Yes, it’s the last day of our little holiday. The time out of the institute ends up. Pity. I have already begun feeling freedom and opportunities of spare time. To say nothing about the philosophy course I found on Coursera, as the only history takes a lot. But frankly, I do want a lot just because it’s interesting. It’s interesting and I go with the flow of my passions. Otherwise, the decay can be inevitable.
Two times during this holiday I went to the swimming pool, and both times were fascinating. The first we were learned to work with foot and hands. We figured out that I have the great buoyancy. The second time we were to swim at the central track which is frightening. You know, no bottom underneath. But my fear made me only to swim faster and focus even more. Not to drown. Some moment I got it’s not probable that I would drown though the first ten minutes I felt exhausted. We all managed to swim to and fro the whole track a few times which seemed me hardly possible at the beginning. But I managed with the idea that sport forces you to withstand the hardship. And it’s normal.
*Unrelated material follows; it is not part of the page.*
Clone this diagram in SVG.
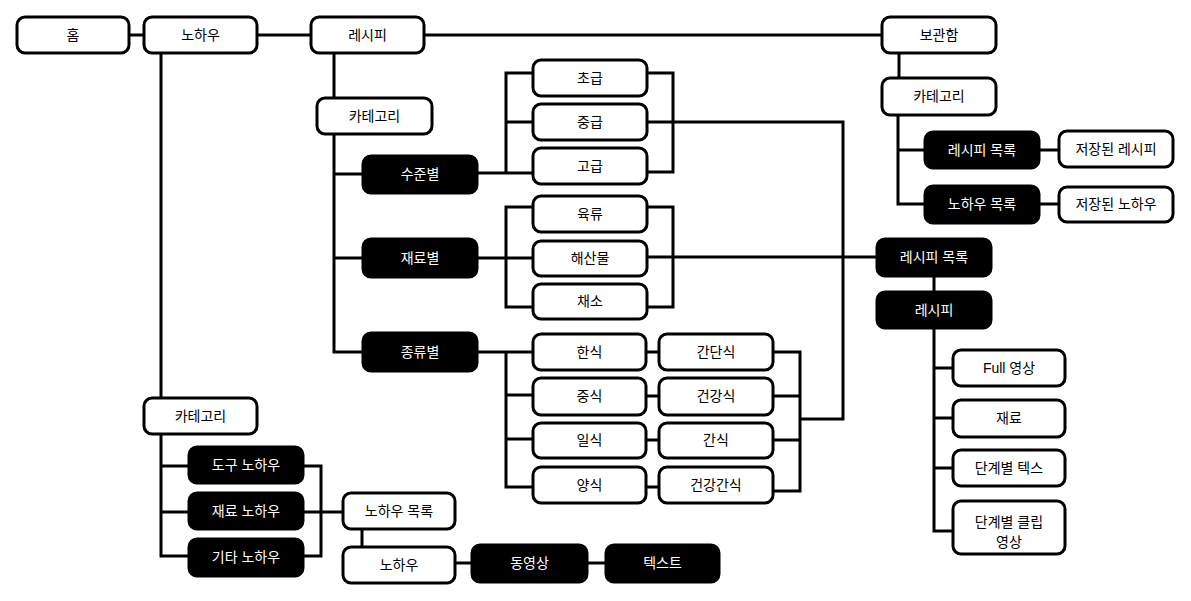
<svg xmlns="http://www.w3.org/2000/svg" width="1191" height="601" viewBox="0 0 1191 601">
<style>
.w rect{fill:#fff;stroke:#000;stroke-width:3}
.b rect{fill:#000;stroke:#000;stroke-width:3}
text{font-family:"Liberation Sans","Noto Sans CJK KR",sans-serif;font-size:14px;text-anchor:middle}
.w text{fill:#000}
.b text{fill:#fff}
#connectors path{fill:none;stroke:#000;stroke-width:3}
</style>
<rect width="1191" height="601" fill="#fff"/>
<g id="connectors">
<path d="M129 35H144M257 35H311M424 35H882"/>
<path d="M161 53V398M161 434V556H189M161 466H189M161 512H189"/>
<path d="M303 466H321V556H303M303 512H343M362 529V547M455 563H472M587 563H606"/>
<path d="M334 53V98M334 134V352H363M334 174H363M334 258H363"/>
<path d="M477 173H533M506 173V73H533M506 122H533M647 73H673V172H647M647 122H843V419H800"/>
<path d="M477 258H533M533 207H506V307H533M647 207H673V307H647M647 257H877"/>
<path d="M477 352H533M506 352V487H533M506 395H533M506 439H533"/>
<path d="M646 352H659M646 396H659M646 440H659M646 487H659"/>
<path d="M773 352H800V491H773M773 396H800M773 440H800"/>
<path d="M899 53V78M898 115V204H925M898 150H925M1039 150H1059M1039 204H1059"/>
<path d="M934 276V292M934 328V531H953M934 368H953M934 418H953M934 468H953"/>
</g>
<g id="n-home" class="w"><rect x="17" y="17" width="112" height="36" rx="8"/><text x="73" y="40">홈</text></g>
<g id="n-knowhow" class="w"><rect x="144" y="17" width="113" height="36" rx="8"/><text x="200.5" y="40">노하우</text></g>
<g id="n-recipe" class="w"><rect x="311" y="17" width="113" height="36" rx="8"/><text x="367.5" y="40">레시피</text></g>
<g id="n-storage" class="w"><rect x="882" y="17" width="114" height="36" rx="8"/><text x="939" y="40">보관함</text></g>
<g id="n-storage-cat" class="w"><rect x="882" y="78" width="114" height="37" rx="8"/><text x="939" y="101">카테고리</text></g>
<g id="n-saved-recipe-list" class="b"><rect x="925" y="132" width="114" height="36" rx="8"/><text x="982" y="155">레시피 목록</text></g>
<g id="n-saved-knowhow-list" class="b"><rect x="925" y="186" width="114" height="37" rx="8"/><text x="982" y="209">노하우 목록</text></g>
<g id="n-saved-recipe" class="w"><rect x="1059" y="131" width="114" height="36" rx="8"/><text x="1116" y="154">저장된 레시피</text></g>
<g id="n-saved-knowhow" class="w"><rect x="1059" y="187" width="114" height="35" rx="8"/><text x="1116" y="209">저장된 노하우</text></g>
<g id="n-recipe-cat" class="w"><rect x="317" y="98" width="115" height="36" rx="8"/><text x="374.5" y="121">카테고리</text></g>
<g id="n-by-level" class="b"><rect x="363" y="156" width="114" height="37" rx="8"/><text x="420" y="179">수준별</text></g>
<g id="n-by-ingredient" class="b"><rect x="363" y="239" width="114" height="38" rx="8"/><text x="420" y="263">재료별</text></g>
<g id="n-by-type" class="b"><rect x="363" y="333" width="114" height="38" rx="8"/><text x="420" y="357">종류별</text></g>
<g id="n-beginner" class="w"><rect x="533" y="60" width="114" height="36" rx="8"/><text x="590" y="83">초급</text></g>
<g id="n-intermediate" class="w"><rect x="533" y="104" width="114" height="36" rx="8"/><text x="590" y="127">중급</text></g>
<g id="n-advanced" class="w"><rect x="533" y="148" width="114" height="36" rx="8"/><text x="590" y="171">고급</text></g>
<g id="n-meat" class="w"><rect x="533" y="196" width="114" height="36" rx="8"/><text x="590" y="219">육류</text></g>
<g id="n-seafood" class="w"><rect x="533" y="241" width="114" height="35" rx="8"/><text x="590" y="263">해산물</text></g>
<g id="n-vegetable" class="w"><rect x="533" y="284" width="114" height="35" rx="8"/><text x="590" y="306">채소</text></g>
<g id="n-korean" class="w"><rect x="533" y="334" width="113" height="36" rx="8"/><text x="589.5" y="357">한식</text></g>
<g id="n-chinese" class="w"><rect x="533" y="378" width="113" height="37" rx="8"/><text x="589.5" y="401">중식</text></g>
<g id="n-japanese" class="w"><rect x="533" y="423" width="113" height="35" rx="8"/><text x="589.5" y="445">일식</text></g>
<g id="n-western" class="w"><rect x="533" y="467" width="113" height="36" rx="8"/><text x="589.5" y="490">양식</text></g>
<g id="n-simple" class="w"><rect x="659" y="334" width="114" height="36" rx="8"/><text x="716" y="357">간단식</text></g>
<g id="n-healthy" class="w"><rect x="659" y="378" width="114" height="37" rx="8"/><text x="716" y="401">건강식</text></g>
<g id="n-snack" class="w"><rect x="659" y="423" width="114" height="35" rx="8"/><text x="716" y="445">간식</text></g>
<g id="n-healthy-snack" class="w"><rect x="659" y="467" width="114" height="36" rx="8"/><text x="716" y="490">건강간식</text></g>
<g id="n-recipe-list" class="b"><rect x="877" y="239" width="114" height="37" rx="8"/><text x="934" y="262">레시피 목록</text></g>
<g id="n-recipe-detail" class="b"><rect x="877" y="292" width="114" height="36" rx="8"/><text x="934" y="315">레시피</text></g>
<g id="n-full-video" class="w"><rect x="953" y="350" width="112" height="36" rx="8"/><text x="1009" y="373">Full 영상</text></g>
<g id="n-ingredients" class="w"><rect x="953" y="400" width="112" height="37" rx="8"/><text x="1009" y="423">재료</text></g>
<g id="n-step-text" class="w"><rect x="953" y="450" width="112" height="36" rx="8"/><text x="1009" y="473">단계별 텍스</text></g>
<g id="n-step-clip" class="w"><rect x="953" y="501" width="112" height="53" rx="8"/><text x="1009" y="527">단계별 클립</text><text x="1009" y="547">영상</text></g>
<g id="n-knowhow-cat" class="w"><rect x="144" y="398" width="113" height="36" rx="8"/><text x="200.5" y="421">카테고리</text></g>
<g id="n-tool-knowhow" class="b"><rect x="189" y="447" width="114" height="36" rx="8"/><text x="246" y="470">도구 노하우</text></g>
<g id="n-ingredient-knowhow" class="b"><rect x="189" y="493" width="114" height="36" rx="8"/><text x="246" y="516">재료 노하우</text></g>
<g id="n-etc-knowhow" class="b"><rect x="189" y="539" width="114" height="37" rx="8"/><text x="246" y="562">기타 노하우</text></g>
<g id="n-knowhow-list" class="w"><rect x="343" y="493" width="112" height="36" rx="8"/><text x="399" y="516">노하우 목록</text></g>
<g id="n-knowhow-detail" class="w"><rect x="343" y="547" width="112" height="36" rx="8"/><text x="399" y="570">노하우</text></g>
<g id="n-video" class="b"><rect x="472" y="545" width="115" height="37" rx="8"/><text x="529.5" y="568">동영상</text></g>
<g id="n-text" class="b"><rect x="606" y="545" width="113" height="37" rx="8"/><text x="662.5" y="568">텍스트</text></g>
</svg>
That was miraculous to go to the swimming pool and read the modern poetry like nothing could distract me. Afterward, go to the shop and buy something tasty to reward me. Harmony.
But two times I did a silly thing to remember Czech times, exactly, I bought a beer. The first was wishy-washy, the second made me dizzy for the rest of the day. And such result forced me to make a resolution not to repeat.
Today I want to go out though there is a bunch of work (which I have no intention to do and I can foresee some trouble with the session with art subjects). But as Economics’ crash course says doing something you don’t do something else.